= Data section =
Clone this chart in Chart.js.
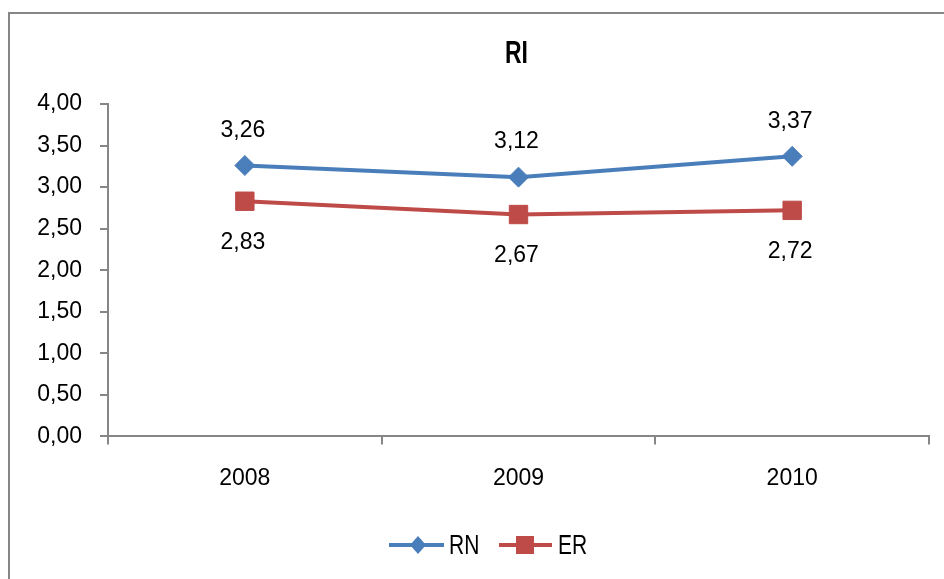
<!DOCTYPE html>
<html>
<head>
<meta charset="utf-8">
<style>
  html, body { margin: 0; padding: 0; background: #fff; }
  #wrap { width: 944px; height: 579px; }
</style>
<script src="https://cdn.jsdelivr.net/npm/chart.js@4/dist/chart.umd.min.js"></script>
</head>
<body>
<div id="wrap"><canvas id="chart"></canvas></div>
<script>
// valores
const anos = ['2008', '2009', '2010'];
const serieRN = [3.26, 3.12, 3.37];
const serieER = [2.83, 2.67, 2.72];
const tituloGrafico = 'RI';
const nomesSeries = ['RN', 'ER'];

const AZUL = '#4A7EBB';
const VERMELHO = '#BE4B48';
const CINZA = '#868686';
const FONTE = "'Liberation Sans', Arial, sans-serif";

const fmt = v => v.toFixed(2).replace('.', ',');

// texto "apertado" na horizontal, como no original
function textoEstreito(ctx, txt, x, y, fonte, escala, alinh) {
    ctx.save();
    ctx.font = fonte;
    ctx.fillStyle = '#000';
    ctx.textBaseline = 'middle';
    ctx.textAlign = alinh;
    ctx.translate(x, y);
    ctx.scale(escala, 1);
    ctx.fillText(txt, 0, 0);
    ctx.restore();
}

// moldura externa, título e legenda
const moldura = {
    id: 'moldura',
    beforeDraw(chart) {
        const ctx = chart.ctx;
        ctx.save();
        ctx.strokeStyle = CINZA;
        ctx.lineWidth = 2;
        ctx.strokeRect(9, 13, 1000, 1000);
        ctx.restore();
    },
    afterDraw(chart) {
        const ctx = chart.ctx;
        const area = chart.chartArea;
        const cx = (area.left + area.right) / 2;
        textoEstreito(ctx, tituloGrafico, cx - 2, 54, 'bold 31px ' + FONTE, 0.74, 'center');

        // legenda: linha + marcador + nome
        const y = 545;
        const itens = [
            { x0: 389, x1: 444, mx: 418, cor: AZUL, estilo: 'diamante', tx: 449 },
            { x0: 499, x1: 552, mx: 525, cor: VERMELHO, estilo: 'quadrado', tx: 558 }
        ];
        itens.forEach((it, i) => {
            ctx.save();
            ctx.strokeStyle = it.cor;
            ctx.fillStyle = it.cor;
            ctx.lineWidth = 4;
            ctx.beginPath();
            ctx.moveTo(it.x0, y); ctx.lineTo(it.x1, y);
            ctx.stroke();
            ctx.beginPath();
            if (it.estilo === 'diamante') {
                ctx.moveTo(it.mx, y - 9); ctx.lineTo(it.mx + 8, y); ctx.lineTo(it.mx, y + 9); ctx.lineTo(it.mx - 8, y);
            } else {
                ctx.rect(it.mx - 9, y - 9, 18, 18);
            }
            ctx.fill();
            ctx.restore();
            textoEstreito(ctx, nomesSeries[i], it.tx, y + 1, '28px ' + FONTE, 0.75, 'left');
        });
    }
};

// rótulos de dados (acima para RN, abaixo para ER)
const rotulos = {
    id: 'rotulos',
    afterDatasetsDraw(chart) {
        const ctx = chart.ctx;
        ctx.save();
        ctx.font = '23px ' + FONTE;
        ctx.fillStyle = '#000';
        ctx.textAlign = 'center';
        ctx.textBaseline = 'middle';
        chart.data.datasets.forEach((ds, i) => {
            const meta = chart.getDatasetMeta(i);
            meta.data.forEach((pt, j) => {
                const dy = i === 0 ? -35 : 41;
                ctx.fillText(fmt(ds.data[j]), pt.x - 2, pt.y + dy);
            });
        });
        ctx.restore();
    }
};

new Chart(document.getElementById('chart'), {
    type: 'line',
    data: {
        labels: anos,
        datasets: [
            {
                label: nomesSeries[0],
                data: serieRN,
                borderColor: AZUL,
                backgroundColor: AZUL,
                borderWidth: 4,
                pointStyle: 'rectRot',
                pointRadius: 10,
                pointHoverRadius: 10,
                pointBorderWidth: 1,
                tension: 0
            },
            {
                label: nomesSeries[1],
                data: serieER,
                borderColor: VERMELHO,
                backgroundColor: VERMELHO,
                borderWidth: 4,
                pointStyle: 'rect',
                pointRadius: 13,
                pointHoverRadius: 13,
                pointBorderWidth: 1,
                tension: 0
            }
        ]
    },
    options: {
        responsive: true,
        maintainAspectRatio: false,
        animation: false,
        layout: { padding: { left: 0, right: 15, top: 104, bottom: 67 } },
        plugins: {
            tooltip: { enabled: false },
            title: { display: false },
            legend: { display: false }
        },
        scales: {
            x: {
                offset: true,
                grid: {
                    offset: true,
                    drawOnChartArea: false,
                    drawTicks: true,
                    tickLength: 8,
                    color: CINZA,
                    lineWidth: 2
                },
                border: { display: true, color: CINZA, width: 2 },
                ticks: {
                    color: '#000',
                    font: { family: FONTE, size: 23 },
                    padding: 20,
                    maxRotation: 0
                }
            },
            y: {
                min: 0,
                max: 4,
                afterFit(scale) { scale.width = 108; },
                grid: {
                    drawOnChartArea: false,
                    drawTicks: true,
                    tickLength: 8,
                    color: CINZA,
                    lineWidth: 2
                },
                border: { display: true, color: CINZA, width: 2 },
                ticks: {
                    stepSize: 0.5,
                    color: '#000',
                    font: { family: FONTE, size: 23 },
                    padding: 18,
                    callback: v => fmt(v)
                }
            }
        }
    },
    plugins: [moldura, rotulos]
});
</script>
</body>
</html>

= Problem to work on =
Copy out the data above exactly, except the pictures.

= Worked answer =
Clone this chart in Chart.js.
<!DOCTYPE html>
<html>
<head>
<meta charset="utf-8">
<style>
  html, body { margin: 0; padding: 0; background: #fff; }
  #wrap { width: 944px; height: 579px; }
</style>
<script src="https://cdn.jsdelivr.net/npm/chart.js@4/dist/chart.umd.min.js"></script>
</head>
<body>
<div id="wrap"><canvas id="chart"></canvas></div>
<script>
// valores
const anos = ['2008', '2009', '2010'];
const serieRN = [3.26, 3.12, 3.37];
const serieER = [2.83, 2.67, 2.72];
const tituloGrafico = 'RI';
const nomesSeries = ['RN', 'ER'];

const AZUL = '#4A7EBB';
const VERMELHO = '#BE4B48';
const CINZA = '#868686';
const FONTE = "'Liberation Sans', Arial, sans-serif";

const fmt = v => v.toFixed(2).replace('.', ',');

// texto "apertado" na horizontal, como no original
function textoEstreito(ctx, txt, x, y, fonte, escala, alinh) {
    ctx.save();
    ctx.font = fonte;
    ctx.fillStyle = '#000';
    ctx.textBaseline = 'middle';
    ctx.textAlign = alinh;
    ctx.translate(x, y);
    ctx.scale(escala, 1);
    ctx.fillText(txt, 0, 0);
    ctx.restore();
}

// moldura externa, título e legenda
const moldura = {
    id: 'moldura',
    beforeDraw(chart) {
        const ctx = chart.ctx;
        ctx.save();
        ctx.strokeStyle = CINZA;
        ctx.lineWidth = 2;
        ctx.strokeRect(9, 13, 1000, 1000);
        ctx.restore();
    },
    afterDraw(chart) {
        const ctx = chart.ctx;
        const area = chart.chartArea;
        const cx = (area.left + area.right) / 2;
        textoEstreito(ctx, tituloGrafico, cx - 2, 54, 'bold 31px ' + FONTE, 0.74, 'center');

        // legenda: linha + marcador + nome
        const y = 545;
        const itens = [
            { x0: 389, x1: 444, mx: 418, cor: AZUL, estilo: 'diamante', tx: 449 },
            { x0: 499, x1: 552, mx: 525, cor: VERMELHO, estilo: 'quadrado', tx: 558 }
        ];
        itens.forEach((it, i) => {
            ctx.save();
            ctx.strokeStyle = it.cor;
            ctx.fillStyle = it.cor;
            ctx.lineWidth = 4;
            ctx.beginPath();
            ctx.moveTo(it.x0, y); ctx.lineTo(it.x1, y);
            ctx.stroke();
            ctx.beginPath();
            if (it.estilo === 'diamante') {
                ctx.moveTo(it.mx, y - 9); ctx.lineTo(it.mx + 8, y); ctx.lineTo(it.mx, y + 9); ctx.lineTo(it.mx - 8, y);
            } else {
                ctx.rect(it.mx - 9, y - 9, 18, 18);
            }
            ctx.fill();
            ctx.restore();
            textoEstreito(ctx, nomesSeries[i], it.tx, y + 1, '28px ' + FONTE, 0.75, 'left');
        });
    }
};

// rótulos de dados (acima para RN, abaixo para ER)
const rotulos = {
    id: 'rotulos',
    afterDatasetsDraw(chart) {
        const ctx = chart.ctx;
        ctx.save();
        ctx.font = '23px ' + FONTE;
        ctx.fillStyle = '#000';
        ctx.textAlign = 'center';
        ctx.textBaseline = 'middle';
        chart.data.datasets.forEach((ds, i) => {
            const meta = chart.getDatasetMeta(i);
            meta.data.forEach((pt, j) => {
                const dy = i === 0 ? -35 : 41;
                ctx.fillText(fmt(ds.data[j]), pt.x - 2, pt.y + dy);
            });
        });
        ctx.restore();
    }
};

new Chart(document.getElementById('chart'), {
    type: 'line',
    data: {
        labels: anos,
        datasets: [
            {
                label: nomesSeries[0],
                data: serieRN,
                borderColor: AZUL,
                backgroundColor: AZUL,
                borderWidth: 4,
                pointStyle: 'rectRot',
                pointRadius: 10,
                pointHoverRadius: 10,
                pointBorderWidth: 1,
                tension: 0
            },
            {
                label: nomesSeries[1],
                data: serieER,
                borderColor: VERMELHO,
                backgroundColor: VERMELHO,
                borderWidth: 4,
                pointStyle: 'rect',
                pointRadius: 13,
                pointHoverRadius: 13,
                pointBorderWidth: 1,
                tension: 0
            }
        ]
    },
    options: {
        responsive: true,
        maintainAspectRatio: false,
        animation: false,
        layout: { padding: { left: 0, right: 15, top: 104, bottom: 67 } },
        plugins: {
            tooltip: { enabled: false },
            title: { display: false },
            legend: { display: false }
        },
        scales: {
            x: {
                offset: true,
                grid: {
                    offset: true,
                    drawOnChartArea: false,
                    drawTicks: true,
                    tickLength: 8,
                    color: CINZA,
                    lineWidth: 2
                },
                border: { display: true, color: CINZA, width: 2 },
                ticks: {
                    color: '#000',
                    font: { family: FONTE, size: 23 },
                    padding: 20,
                    maxRotation: 0
                }
            },
            y: {
                min: 0,
                max: 4,
                afterFit(scale) { scale.width = 108; },
                grid: {
                    drawOnChartArea: false,
                    drawTicks: true,
                    tickLength: 8,
                    color: CINZA,
                    lineWidth: 2
                },
                border: { display: true, color: CINZA, width: 2 },
                ticks: {
                    stepSize: 0.5,
                    color: '#000',
                    font: { family: FONTE, size: 23 },
                    padding: 18,
                    callback: v => fmt(v)
                }
            }
        }
    },
    plugins: [moldura, rotulos]
});
</script>
</body>
</html>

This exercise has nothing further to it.